__Material__.
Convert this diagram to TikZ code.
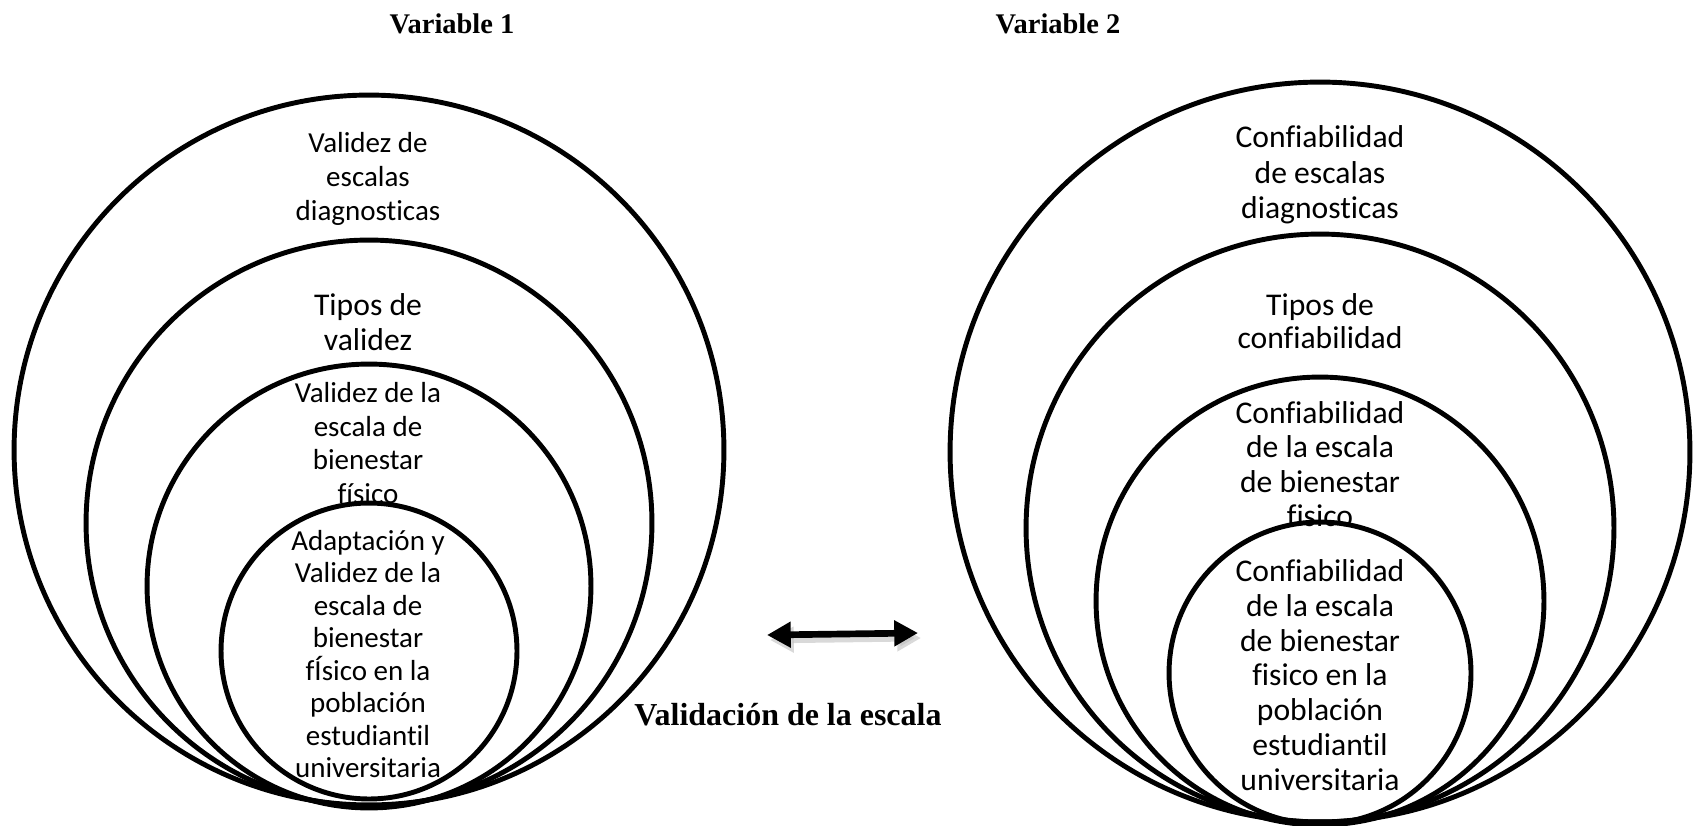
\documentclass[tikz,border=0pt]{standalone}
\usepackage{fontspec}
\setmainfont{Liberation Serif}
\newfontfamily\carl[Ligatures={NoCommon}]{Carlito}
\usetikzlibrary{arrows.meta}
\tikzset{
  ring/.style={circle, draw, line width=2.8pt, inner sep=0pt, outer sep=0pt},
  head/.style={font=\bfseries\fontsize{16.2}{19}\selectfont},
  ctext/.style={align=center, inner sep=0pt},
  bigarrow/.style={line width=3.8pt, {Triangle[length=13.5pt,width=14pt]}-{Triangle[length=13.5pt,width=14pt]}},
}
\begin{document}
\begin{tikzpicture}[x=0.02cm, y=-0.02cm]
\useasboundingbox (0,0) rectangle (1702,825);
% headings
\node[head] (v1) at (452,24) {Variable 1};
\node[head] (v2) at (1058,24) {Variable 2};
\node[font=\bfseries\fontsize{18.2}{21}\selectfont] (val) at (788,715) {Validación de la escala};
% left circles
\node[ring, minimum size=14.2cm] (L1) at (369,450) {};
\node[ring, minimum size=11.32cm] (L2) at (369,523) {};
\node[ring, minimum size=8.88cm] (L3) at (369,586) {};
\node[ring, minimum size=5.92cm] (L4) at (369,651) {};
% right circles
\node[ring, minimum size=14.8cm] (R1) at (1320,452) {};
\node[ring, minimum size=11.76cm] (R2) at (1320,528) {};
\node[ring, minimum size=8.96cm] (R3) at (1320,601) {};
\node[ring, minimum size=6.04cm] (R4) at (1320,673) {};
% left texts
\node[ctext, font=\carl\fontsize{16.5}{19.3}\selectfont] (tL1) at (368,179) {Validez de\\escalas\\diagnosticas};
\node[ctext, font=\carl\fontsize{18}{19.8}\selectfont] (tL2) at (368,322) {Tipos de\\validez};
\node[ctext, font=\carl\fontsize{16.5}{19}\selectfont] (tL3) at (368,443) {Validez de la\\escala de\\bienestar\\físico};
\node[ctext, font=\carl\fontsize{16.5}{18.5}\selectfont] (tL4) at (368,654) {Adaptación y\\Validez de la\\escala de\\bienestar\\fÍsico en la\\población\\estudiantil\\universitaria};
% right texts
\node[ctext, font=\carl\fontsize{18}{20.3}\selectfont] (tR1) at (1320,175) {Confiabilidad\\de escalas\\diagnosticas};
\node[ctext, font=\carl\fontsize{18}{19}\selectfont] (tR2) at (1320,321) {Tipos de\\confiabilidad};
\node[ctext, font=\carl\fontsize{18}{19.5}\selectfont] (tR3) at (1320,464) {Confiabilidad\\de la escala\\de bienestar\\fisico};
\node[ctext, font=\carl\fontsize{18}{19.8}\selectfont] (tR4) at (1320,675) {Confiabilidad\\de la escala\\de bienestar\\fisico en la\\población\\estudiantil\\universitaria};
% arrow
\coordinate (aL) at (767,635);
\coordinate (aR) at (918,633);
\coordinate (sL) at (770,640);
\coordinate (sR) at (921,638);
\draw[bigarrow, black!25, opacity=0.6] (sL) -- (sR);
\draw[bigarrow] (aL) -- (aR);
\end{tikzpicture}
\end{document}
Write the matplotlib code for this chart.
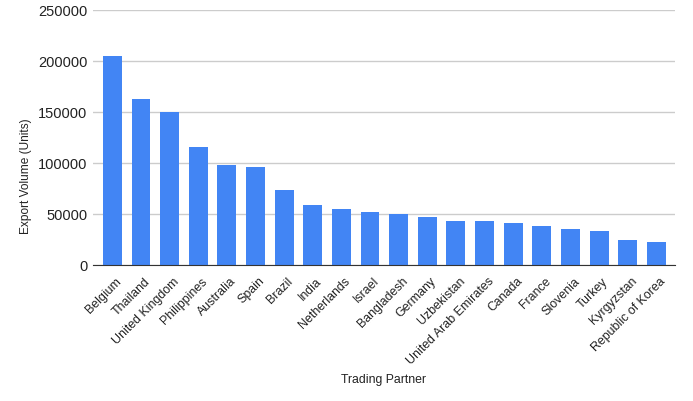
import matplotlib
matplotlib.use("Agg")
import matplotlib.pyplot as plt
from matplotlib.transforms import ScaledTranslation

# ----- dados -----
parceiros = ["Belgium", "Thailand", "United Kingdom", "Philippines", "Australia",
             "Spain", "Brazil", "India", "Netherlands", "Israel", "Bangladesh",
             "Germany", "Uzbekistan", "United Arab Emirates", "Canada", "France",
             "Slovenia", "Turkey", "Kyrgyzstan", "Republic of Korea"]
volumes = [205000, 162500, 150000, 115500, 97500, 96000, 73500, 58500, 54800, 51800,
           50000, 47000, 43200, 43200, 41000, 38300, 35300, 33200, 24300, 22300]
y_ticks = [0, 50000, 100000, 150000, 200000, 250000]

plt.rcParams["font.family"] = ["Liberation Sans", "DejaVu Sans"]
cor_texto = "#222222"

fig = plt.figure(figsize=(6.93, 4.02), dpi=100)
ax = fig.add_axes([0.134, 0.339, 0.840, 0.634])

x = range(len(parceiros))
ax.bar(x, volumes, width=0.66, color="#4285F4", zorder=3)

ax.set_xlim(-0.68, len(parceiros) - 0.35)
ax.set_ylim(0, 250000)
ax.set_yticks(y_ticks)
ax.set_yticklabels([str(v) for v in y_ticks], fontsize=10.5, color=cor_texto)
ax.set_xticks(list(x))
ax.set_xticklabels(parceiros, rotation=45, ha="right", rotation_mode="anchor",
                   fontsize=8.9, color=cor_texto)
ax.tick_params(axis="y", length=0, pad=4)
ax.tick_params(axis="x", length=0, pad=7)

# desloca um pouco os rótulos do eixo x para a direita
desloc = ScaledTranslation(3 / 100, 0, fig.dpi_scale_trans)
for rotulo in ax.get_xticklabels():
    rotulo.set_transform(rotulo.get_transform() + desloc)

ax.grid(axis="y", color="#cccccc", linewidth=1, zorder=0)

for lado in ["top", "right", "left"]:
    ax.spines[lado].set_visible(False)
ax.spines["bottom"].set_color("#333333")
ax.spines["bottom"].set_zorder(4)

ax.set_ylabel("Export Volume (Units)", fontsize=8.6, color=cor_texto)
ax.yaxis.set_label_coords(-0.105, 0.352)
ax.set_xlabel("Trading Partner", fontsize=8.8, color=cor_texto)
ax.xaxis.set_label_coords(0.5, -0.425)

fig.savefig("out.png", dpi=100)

__Task objective__. Exclude every picture and copy the remaining data exactly.

__Response to this exercise__.
Convert this diagram to TikZ code.
\documentclass[tikz,border=0pt]{standalone}
\usepackage{fontspec}
\setmainfont{Liberation Serif}
\newfontfamily\carl[Ligatures={NoCommon}]{Carlito}
\usetikzlibrary{arrows.meta}
\tikzset{
  ring/.style={circle, draw, line width=2.8pt, inner sep=0pt, outer sep=0pt},
  head/.style={font=\bfseries\fontsize{16.2}{19}\selectfont},
  ctext/.style={align=center, inner sep=0pt},
  bigarrow/.style={line width=3.8pt, {Triangle[length=13.5pt,width=14pt]}-{Triangle[length=13.5pt,width=14pt]}},
}
\begin{document}
\begin{tikzpicture}[x=0.02cm, y=-0.02cm]
\useasboundingbox (0,0) rectangle (1702,825);
% headings
\node[head] (v1) at (452,24) {Variable 1};
\node[head] (v2) at (1058,24) {Variable 2};
\node[font=\bfseries\fontsize{18.2}{21}\selectfont] (val) at (788,715) {Validación de la escala};
% left circles
\node[ring, minimum size=14.2cm] (L1) at (369,450) {};
\node[ring, minimum size=11.32cm] (L2) at (369,523) {};
\node[ring, minimum size=8.88cm] (L3) at (369,586) {};
\node[ring, minimum size=5.92cm] (L4) at (369,651) {};
% right circles
\node[ring, minimum size=14.8cm] (R1) at (1320,452) {};
\node[ring, minimum size=11.76cm] (R2) at (1320,528) {};
\node[ring, minimum size=8.96cm] (R3) at (1320,601) {};
\node[ring, minimum size=6.04cm] (R4) at (1320,673) {};
% left texts
\node[ctext, font=\carl\fontsize{16.5}{19.3}\selectfont] (tL1) at (368,179) {Validez de\\escalas\\diagnosticas};
\node[ctext, font=\carl\fontsize{18}{19.8}\selectfont] (tL2) at (368,322) {Tipos de\\validez};
\node[ctext, font=\carl\fontsize{16.5}{19}\selectfont] (tL3) at (368,443) {Validez de la\\escala de\\bienestar\\físico};
\node[ctext, font=\carl\fontsize{16.5}{18.5}\selectfont] (tL4) at (368,654) {Adaptación y\\Validez de la\\escala de\\bienestar\\fÍsico en la\\población\\estudiantil\\universitaria};
% right texts
\node[ctext, font=\carl\fontsize{18}{20.3}\selectfont] (tR1) at (1320,175) {Confiabilidad\\de escalas\\diagnosticas};
\node[ctext, font=\carl\fontsize{18}{19}\selectfont] (tR2) at (1320,321) {Tipos de\\confiabilidad};
\node[ctext, font=\carl\fontsize{18}{19.5}\selectfont] (tR3) at (1320,464) {Confiabilidad\\de la escala\\de bienestar\\fisico};
\node[ctext, font=\carl\fontsize{18}{19.8}\selectfont] (tR4) at (1320,675) {Confiabilidad\\de la escala\\de bienestar\\fisico en la\\población\\estudiantil\\universitaria};
% arrow
\coordinate (aL) at (767,635);
\coordinate (aR) at (918,633);
\coordinate (sL) at (770,640);
\coordinate (sR) at (921,638);
\draw[bigarrow, black!25, opacity=0.6] (sL) -- (sR);
\draw[bigarrow] (aL) -- (aR);
\end{tikzpicture}
\end{document}
Write the matplotlib code for this chart.
import matplotlib
matplotlib.use("Agg")
import matplotlib.pyplot as plt
from matplotlib.transforms import ScaledTranslation

# ----- dados -----
parceiros = ["Belgium", "Thailand", "United Kingdom", "Philippines", "Australia",
             "Spain", "Brazil", "India", "Netherlands", "Israel", "Bangladesh",
             "Germany", "Uzbekistan", "United Arab Emirates", "Canada", "France",
             "Slovenia", "Turkey", "Kyrgyzstan", "Republic of Korea"]
volumes = [205000, 162500, 150000, 115500, 97500, 96000, 73500, 58500, 54800, 51800,
           50000, 47000, 43200, 43200, 41000, 38300, 35300, 33200, 24300, 22300]
y_ticks = [0, 50000, 100000, 150000, 200000, 250000]

plt.rcParams["font.family"] = ["Liberation Sans", "DejaVu Sans"]
cor_texto = "#222222"

fig = plt.figure(figsize=(6.93, 4.02), dpi=100)
ax = fig.add_axes([0.134, 0.339, 0.840, 0.634])

x = range(len(parceiros))
ax.bar(x, volumes, width=0.66, color="#4285F4", zorder=3)

ax.set_xlim(-0.68, len(parceiros) - 0.35)
ax.set_ylim(0, 250000)
ax.set_yticks(y_ticks)
ax.set_yticklabels([str(v) for v in y_ticks], fontsize=10.5, color=cor_texto)
ax.set_xticks(list(x))
ax.set_xticklabels(parceiros, rotation=45, ha="right", rotation_mode="anchor",
                   fontsize=8.9, color=cor_texto)
ax.tick_params(axis="y", length=0, pad=4)
ax.tick_params(axis="x", length=0, pad=7)

# desloca um pouco os rótulos do eixo x para a direita
desloc = ScaledTranslation(3 / 100, 0, fig.dpi_scale_trans)
for rotulo in ax.get_xticklabels():
    rotulo.set_transform(rotulo.get_transform() + desloc)

ax.grid(axis="y", color="#cccccc", linewidth=1, zorder=0)

for lado in ["top", "right", "left"]:
    ax.spines[lado].set_visible(False)
ax.spines["bottom"].set_color("#333333")
ax.spines["bottom"].set_zorder(4)

ax.set_ylabel("Export Volume (Units)", fontsize=8.6, color=cor_texto)
ax.yaxis.set_label_coords(-0.105, 0.352)
ax.set_xlabel("Trading Partner", fontsize=8.8, color=cor_texto)
ax.xaxis.set_label_coords(0.5, -0.425)

fig.savefig("out.png", dpi=100)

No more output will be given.